Tornando al discorso inerente il coinvolgimento di queste donne nel sistema penale, possiamo ora meglio comprendere quali siano i profili di molte donne straniere che si trovano nei nostri istituti di pena; non hanno familiarità con l'utilizzo della lingua straniera e non capiscono le regole formali ed informali vigenti in carcere; così l'isolamento linguistico e culturale è un peso che si aggiunge ad una situazione di per sé già difficile. Spesso queste detenute sono migliaia di chilometri lontane da casa e trascorreranno l'intero periodo della durata della pena senza ricevere mai una visita.

Generalmente non ricevono supporto dal Paese d'origine o dal Paese ospite finendo col non avere assistenza legale; proprio a causa del loro stato d'illegalità è altresì difficile che ottengano alcuni benefici facilmente accessibili ad altre detenute35.

Ricapitolando: isolate, stressate, impaurite, prive di qualsiasi supporto affettivo/familiare, scarsamente informate dei loro diritti e incapaci di esprimersi correttamente, queste sono le detenute in terra straniera e sembra proprio che, qualsiasi delitto esse abbiano commesso, il termine che meglio le descrive sia "vittime".





Gabriella Falzacappa "La violenza contro la donna: un dramma ancora irrisolto", www.onuitalia.it.

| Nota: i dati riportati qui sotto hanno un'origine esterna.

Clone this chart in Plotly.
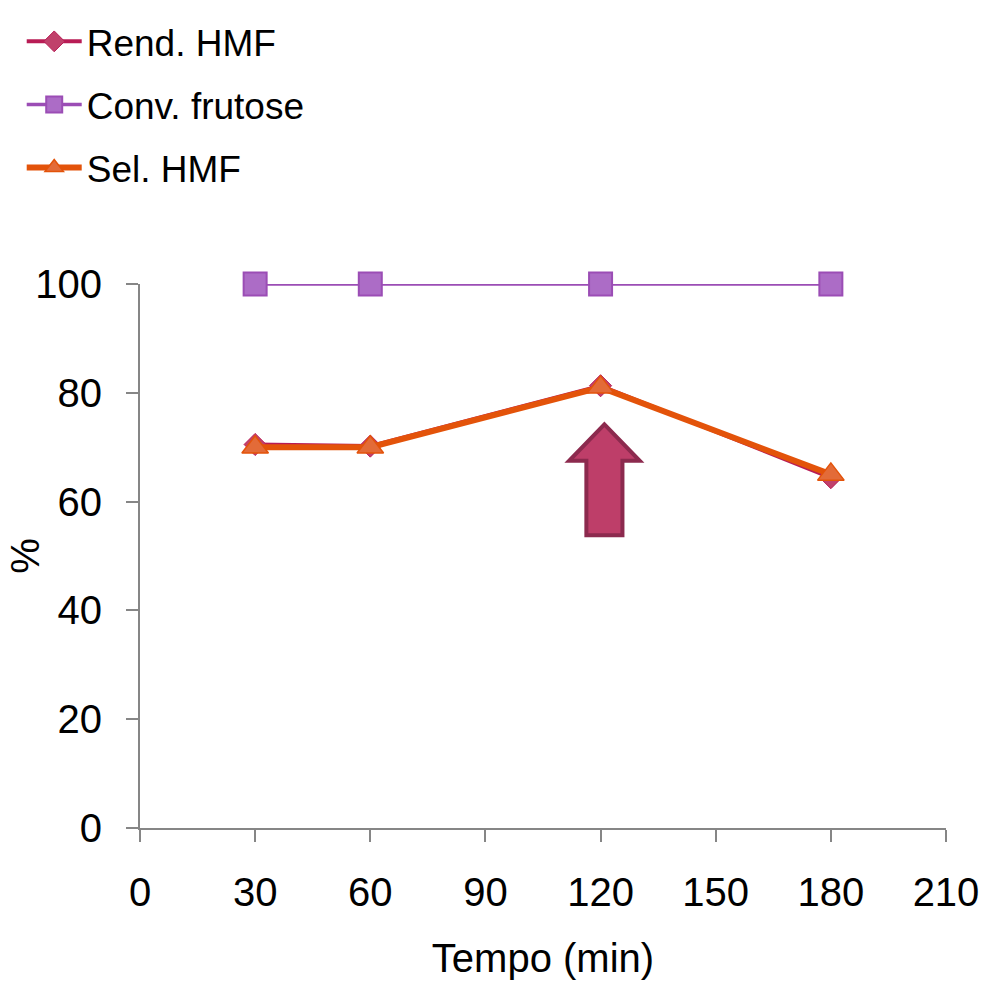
import plotly.graph_objects as go

tempo = [30, 60, 120, 180]
rend_hmf = [70.5, 70.2, 81.3, 64.4]
conv_frutose = [100, 100, 100, 100]
sel_hmf = [70.0, 70.0, 81.0, 65.0]

x_ticks = [0, 30, 60, 90, 120, 150, 180, 210]
y_ticks = [0, 20, 40, 60, 80, 100]

# highlight arrow (data coordinates): tip, head base, shaft half-widths
arrow_x = 121
arrow_tip, arrow_head_base, arrow_bottom = 74.2, 67.5, 53.8
head_half, shaft_half = 9.2, 4.7

FONT = "Liberation Sans, Arial, sans-serif"
FS = 40

fig = go.Figure()

fig.add_trace(go.Scatter(
    x=tempo, y=rend_hmf, name="Rend. HMF", mode="lines+markers",
    line=dict(color="#B81C55", width=4),
    marker=dict(symbol="diamond", size=17, color="#C0416B",
                line=dict(color="#B81C55", width=1)),
    legendgroup="a", cliponaxis=False,
))
fig.add_trace(go.Scatter(
    x=tempo, y=conv_frutose, name="Conv. frutose", mode="lines+markers",
    line=dict(color="#9B4DB5", width=3.5),
    marker=dict(symbol="square", size=23, color="#AC6CC6",
                line=dict(color="#9B4DB5", width=2)),
    legendgroup="b", cliponaxis=False,
))
fig.add_trace(go.Scatter(
    x=tempo, y=sel_hmf, name="Sel. HMF", mode="lines+markers",
    line=dict(color="#E3530A", width=6),
    marker=dict(symbol="triangle-up", size=23, color="#E36B38",
                line=dict(color="#E3530A", width=1.5)),
    legendgroup="c", cliponaxis=False,
))

ax0 = arrow_x
path = (f"M {ax0} {arrow_tip} "
        f"L {ax0 + head_half} {arrow_head_base} "
        f"L {ax0 + shaft_half} {arrow_head_base} "
        f"L {ax0 + shaft_half} {arrow_bottom} "
        f"L {ax0 - shaft_half} {arrow_bottom} "
        f"L {ax0 - shaft_half} {arrow_head_base} "
        f"L {ax0 - head_half} {arrow_head_base} Z")
fig.add_shape(type="path", path=path, xref="x", yref="y",
              fillcolor="#BE3E69", line=dict(color="#8C2A4E", width=4))

axis_common = dict(
    showgrid=False, zeroline=False, showline=True,
    linecolor="#868686", linewidth=2,
    ticks="outside", ticklen=12, tickwidth=2, tickcolor="#868686",
    tickfont=dict(family=FONT, size=FS, color="#000000"),
    ticklabelstandoff=16, automargin=False,
)

fig.update_xaxes(range=[0, 210], tickvals=x_ticks,
                 title=dict(text="Tempo (min)", font=dict(family=FONT, size=FS, color="#000000"), standoff=31),
                 **axis_common)
fig.update_yaxes(range=[0, 100], tickvals=y_ticks, **axis_common)

fig.add_annotation(text="%", xref="paper", yref="paper", x=-0.143, y=0.50,
                   xanchor="center", yanchor="middle", textangle=-90,
                   showarrow=False, font=dict(family=FONT, size=FS, color="#000000"))

fig.update_layout(
    width=987, height=982,
    margin=dict(l=140, r=41, t=284, b=154, autoexpand=False),
    paper_bgcolor="white", plot_bgcolor="white",
    showlegend=True,
    legend=dict(x=0.022, y=0.989, xref="container", yref="container",
                xanchor="left", yanchor="top",
                font=dict(family=FONT, size=37, color="#000000"),
                itemwidth=55, tracegroupgap=12, bgcolor="rgba(0,0,0,0)"),
)

fig.write_html("out.html")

In Brasile, per esempio, è difficile che le straniere ottengano i benefici del "parole" e della progression of regime". A seconda del crimine commesso, "parole", una sorta di rilascio sulla parola, è garantito quando sono stati scontati metà o tre quarti della pena. "Progression of regime"è accordato in situazioni diverse con la considerazione della natura del crimine commesso e del comportamento del detenuto e consente di scontare parte della pena fuori dal carcere per lavorare, studiare o passare del tempo in famiglia.